→ Task to carry out
Produce nothing but an exact copy of the lines from the one containing "Emit a web page" through the one containing "const yTicks = [100,200,300,400,500];", and do not carry over pictures.
━━━
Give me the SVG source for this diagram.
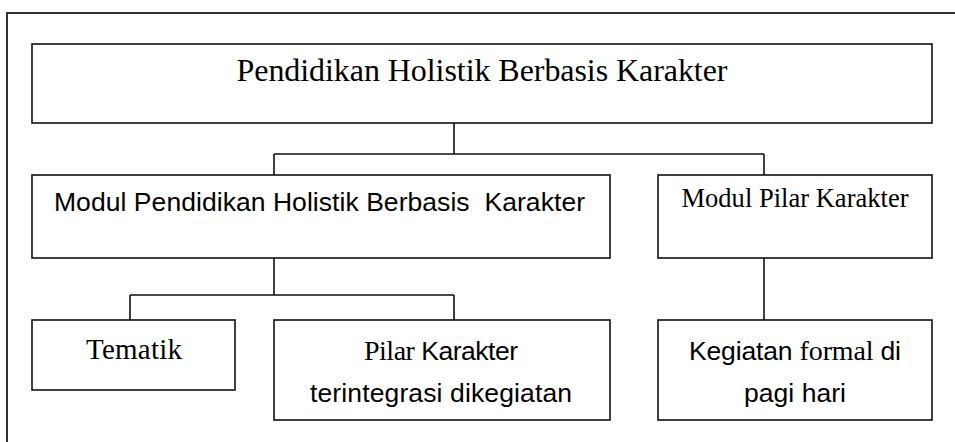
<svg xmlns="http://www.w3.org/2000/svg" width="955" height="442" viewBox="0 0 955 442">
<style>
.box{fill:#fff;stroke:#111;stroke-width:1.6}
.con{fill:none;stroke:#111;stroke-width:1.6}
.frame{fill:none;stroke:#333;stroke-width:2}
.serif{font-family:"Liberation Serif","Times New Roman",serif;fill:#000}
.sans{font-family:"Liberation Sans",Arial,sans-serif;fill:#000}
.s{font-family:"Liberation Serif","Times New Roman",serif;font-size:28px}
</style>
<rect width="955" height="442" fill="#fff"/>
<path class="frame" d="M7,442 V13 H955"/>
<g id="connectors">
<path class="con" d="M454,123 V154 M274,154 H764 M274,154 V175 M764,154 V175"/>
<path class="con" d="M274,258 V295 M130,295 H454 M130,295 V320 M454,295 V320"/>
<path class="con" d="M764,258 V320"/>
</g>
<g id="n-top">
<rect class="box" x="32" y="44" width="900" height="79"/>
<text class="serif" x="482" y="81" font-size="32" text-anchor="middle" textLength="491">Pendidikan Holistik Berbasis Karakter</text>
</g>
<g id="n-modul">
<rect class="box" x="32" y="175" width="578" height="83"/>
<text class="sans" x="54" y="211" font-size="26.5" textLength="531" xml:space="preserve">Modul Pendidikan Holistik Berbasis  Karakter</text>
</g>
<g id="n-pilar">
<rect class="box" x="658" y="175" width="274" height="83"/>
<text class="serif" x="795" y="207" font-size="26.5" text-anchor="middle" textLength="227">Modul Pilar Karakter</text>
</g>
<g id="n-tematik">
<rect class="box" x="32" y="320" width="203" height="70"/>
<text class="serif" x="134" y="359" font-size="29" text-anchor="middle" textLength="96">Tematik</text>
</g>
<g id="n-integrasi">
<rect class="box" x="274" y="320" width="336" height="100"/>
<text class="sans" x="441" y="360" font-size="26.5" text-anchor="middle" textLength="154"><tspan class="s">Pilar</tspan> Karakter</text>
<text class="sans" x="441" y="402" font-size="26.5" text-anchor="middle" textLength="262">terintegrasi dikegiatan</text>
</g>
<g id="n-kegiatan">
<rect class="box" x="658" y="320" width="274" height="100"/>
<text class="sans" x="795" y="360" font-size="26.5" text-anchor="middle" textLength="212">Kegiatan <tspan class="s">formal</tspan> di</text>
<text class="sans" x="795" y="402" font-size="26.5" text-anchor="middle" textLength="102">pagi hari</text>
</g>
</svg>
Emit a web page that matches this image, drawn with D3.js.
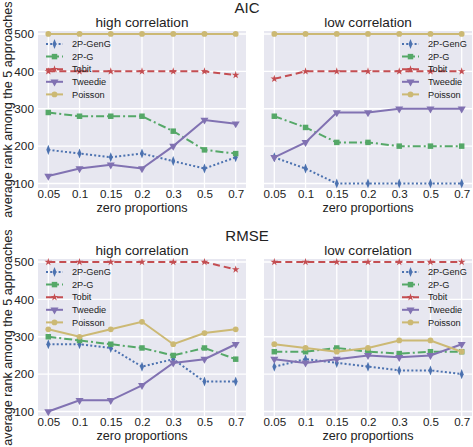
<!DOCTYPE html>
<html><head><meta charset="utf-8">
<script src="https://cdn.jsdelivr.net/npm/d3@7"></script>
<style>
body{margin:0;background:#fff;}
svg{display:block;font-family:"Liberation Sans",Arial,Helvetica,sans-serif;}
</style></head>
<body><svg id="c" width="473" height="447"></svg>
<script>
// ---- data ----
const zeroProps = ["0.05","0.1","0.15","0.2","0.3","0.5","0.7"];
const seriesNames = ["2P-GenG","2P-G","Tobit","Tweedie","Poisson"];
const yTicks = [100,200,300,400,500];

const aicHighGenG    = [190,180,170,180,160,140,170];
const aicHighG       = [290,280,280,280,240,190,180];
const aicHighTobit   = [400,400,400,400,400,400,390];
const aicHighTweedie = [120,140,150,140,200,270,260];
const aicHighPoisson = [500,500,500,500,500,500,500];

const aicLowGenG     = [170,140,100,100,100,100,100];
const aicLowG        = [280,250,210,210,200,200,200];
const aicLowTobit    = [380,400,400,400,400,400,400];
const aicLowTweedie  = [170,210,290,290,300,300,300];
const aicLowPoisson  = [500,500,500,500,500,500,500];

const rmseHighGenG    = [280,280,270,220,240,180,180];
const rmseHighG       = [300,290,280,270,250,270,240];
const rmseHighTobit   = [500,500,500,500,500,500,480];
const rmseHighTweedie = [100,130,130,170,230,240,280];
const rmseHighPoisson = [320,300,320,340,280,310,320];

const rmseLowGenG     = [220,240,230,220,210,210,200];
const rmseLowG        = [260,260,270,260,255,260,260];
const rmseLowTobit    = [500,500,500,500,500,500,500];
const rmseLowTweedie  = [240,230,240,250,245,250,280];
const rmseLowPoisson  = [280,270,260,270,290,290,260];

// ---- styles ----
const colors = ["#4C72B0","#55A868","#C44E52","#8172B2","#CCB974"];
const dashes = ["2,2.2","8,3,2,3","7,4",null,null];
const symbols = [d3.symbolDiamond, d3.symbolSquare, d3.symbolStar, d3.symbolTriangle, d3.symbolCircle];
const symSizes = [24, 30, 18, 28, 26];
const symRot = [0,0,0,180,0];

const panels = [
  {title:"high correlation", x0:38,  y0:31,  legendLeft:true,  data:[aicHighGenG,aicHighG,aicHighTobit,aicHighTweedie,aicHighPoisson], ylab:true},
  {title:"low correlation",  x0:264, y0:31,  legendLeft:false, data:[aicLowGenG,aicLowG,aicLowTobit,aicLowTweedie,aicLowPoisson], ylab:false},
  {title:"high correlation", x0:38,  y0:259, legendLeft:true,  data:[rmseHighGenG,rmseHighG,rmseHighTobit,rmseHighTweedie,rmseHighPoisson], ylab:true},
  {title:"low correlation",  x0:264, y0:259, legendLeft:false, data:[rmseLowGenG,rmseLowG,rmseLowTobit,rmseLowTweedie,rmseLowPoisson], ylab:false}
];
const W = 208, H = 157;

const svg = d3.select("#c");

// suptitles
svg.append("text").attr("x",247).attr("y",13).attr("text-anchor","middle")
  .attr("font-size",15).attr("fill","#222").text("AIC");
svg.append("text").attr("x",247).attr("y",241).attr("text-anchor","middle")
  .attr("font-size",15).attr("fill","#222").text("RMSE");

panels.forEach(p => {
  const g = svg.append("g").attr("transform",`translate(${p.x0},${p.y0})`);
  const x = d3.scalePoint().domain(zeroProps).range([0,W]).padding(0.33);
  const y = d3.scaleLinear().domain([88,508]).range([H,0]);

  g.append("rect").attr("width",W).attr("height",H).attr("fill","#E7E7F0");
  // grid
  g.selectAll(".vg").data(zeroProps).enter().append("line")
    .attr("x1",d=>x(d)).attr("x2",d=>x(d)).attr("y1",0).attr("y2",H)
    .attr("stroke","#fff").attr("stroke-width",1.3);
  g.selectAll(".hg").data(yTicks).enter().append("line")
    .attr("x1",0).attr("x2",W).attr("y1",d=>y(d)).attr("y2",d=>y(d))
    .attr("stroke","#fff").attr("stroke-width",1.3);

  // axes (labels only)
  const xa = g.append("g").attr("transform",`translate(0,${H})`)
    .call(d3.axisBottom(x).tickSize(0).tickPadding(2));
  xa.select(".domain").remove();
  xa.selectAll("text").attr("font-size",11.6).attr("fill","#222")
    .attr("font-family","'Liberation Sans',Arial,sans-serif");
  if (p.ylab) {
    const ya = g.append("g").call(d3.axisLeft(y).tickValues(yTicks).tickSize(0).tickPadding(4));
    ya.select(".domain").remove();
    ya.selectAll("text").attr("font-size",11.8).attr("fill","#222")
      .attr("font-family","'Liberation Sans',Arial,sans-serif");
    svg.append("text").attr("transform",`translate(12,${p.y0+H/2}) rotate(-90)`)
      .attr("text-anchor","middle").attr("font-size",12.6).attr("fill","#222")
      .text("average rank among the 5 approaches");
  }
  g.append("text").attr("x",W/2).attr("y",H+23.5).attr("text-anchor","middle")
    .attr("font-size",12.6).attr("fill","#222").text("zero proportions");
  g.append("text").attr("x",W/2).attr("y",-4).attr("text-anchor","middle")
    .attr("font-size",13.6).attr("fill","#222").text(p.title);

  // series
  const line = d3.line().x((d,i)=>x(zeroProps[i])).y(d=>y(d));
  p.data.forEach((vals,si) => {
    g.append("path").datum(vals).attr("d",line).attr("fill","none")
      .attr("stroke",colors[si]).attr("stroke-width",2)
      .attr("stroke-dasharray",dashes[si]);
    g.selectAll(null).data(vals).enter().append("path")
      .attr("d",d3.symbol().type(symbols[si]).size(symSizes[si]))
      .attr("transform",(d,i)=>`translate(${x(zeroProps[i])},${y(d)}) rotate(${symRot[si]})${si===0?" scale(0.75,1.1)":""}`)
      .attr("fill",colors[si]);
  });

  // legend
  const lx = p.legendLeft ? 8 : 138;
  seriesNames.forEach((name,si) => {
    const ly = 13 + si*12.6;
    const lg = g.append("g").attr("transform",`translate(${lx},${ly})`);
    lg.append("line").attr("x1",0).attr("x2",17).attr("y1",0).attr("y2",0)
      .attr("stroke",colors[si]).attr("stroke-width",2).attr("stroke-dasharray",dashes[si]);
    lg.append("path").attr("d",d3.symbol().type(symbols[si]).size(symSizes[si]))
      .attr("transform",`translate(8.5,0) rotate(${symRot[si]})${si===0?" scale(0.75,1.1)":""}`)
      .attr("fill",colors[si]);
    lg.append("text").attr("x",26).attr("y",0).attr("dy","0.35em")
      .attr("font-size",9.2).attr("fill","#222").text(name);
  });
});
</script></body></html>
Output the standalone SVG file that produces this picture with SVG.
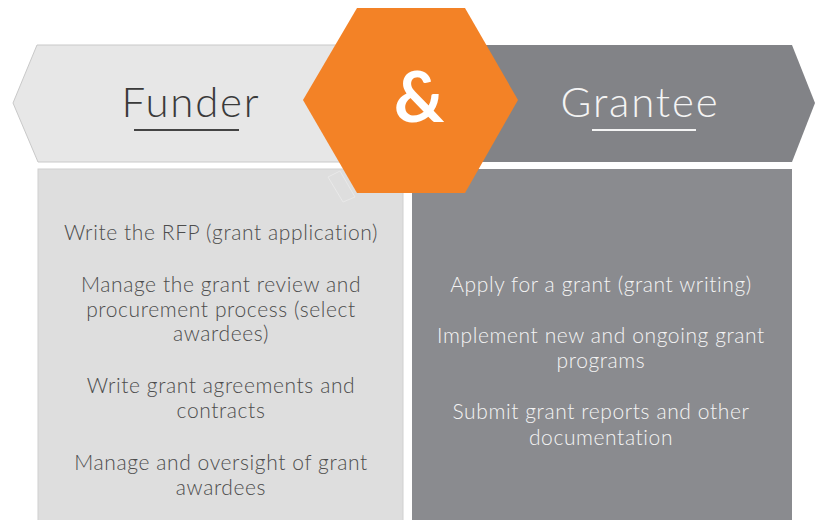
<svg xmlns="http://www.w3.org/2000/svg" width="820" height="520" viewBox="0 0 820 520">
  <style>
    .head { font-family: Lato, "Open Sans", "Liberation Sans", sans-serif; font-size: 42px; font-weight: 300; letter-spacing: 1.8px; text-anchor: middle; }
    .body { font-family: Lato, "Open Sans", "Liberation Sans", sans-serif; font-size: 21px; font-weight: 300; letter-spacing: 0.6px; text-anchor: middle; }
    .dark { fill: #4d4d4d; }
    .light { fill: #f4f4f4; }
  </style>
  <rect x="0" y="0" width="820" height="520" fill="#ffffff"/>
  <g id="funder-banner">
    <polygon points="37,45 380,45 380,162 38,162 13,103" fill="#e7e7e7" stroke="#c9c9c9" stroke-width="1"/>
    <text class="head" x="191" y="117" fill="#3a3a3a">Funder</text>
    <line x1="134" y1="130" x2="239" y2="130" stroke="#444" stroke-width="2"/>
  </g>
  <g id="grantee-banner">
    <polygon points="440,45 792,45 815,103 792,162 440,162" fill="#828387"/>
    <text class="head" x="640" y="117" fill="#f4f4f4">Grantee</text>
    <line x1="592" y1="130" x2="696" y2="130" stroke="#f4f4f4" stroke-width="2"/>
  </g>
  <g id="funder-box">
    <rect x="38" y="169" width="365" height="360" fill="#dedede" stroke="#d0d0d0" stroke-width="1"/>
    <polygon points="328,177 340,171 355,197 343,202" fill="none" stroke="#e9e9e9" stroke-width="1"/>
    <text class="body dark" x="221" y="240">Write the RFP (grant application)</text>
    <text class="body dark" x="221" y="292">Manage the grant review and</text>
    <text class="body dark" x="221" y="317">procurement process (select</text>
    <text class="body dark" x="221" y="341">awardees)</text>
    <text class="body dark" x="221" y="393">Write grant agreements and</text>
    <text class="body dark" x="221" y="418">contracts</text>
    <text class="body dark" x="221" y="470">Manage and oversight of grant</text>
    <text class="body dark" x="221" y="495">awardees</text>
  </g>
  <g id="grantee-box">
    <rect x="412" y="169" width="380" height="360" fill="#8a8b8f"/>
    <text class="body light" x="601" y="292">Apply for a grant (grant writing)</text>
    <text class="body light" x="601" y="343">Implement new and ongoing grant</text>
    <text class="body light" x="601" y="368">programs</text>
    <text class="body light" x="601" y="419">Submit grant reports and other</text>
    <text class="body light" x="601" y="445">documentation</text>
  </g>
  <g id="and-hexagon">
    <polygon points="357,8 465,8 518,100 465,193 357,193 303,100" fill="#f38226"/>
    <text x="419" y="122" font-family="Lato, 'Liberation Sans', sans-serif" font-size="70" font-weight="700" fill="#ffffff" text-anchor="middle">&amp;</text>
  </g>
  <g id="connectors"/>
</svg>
━━━
→ Task solution
Emit a web page that matches this image, drawn with D3.js.
<!DOCTYPE html>
<html><head><meta charset="utf-8">
<script src="https://cdn.jsdelivr.net/npm/d3@7"></script>
<style>
body{margin:0;background:#fff;}
svg{display:block;font-family:"Liberation Sans",Arial,Helvetica,sans-serif;}
</style></head>
<body><svg id="c" width="473" height="447"></svg>
<script>
// ---- data ----
const zeroProps = ["0.05","0.1","0.15","0.2","0.3","0.5","0.7"];
const seriesNames = ["2P-GenG","2P-G","Tobit","Tweedie","Poisson"];
const yTicks = [100,200,300,400,500];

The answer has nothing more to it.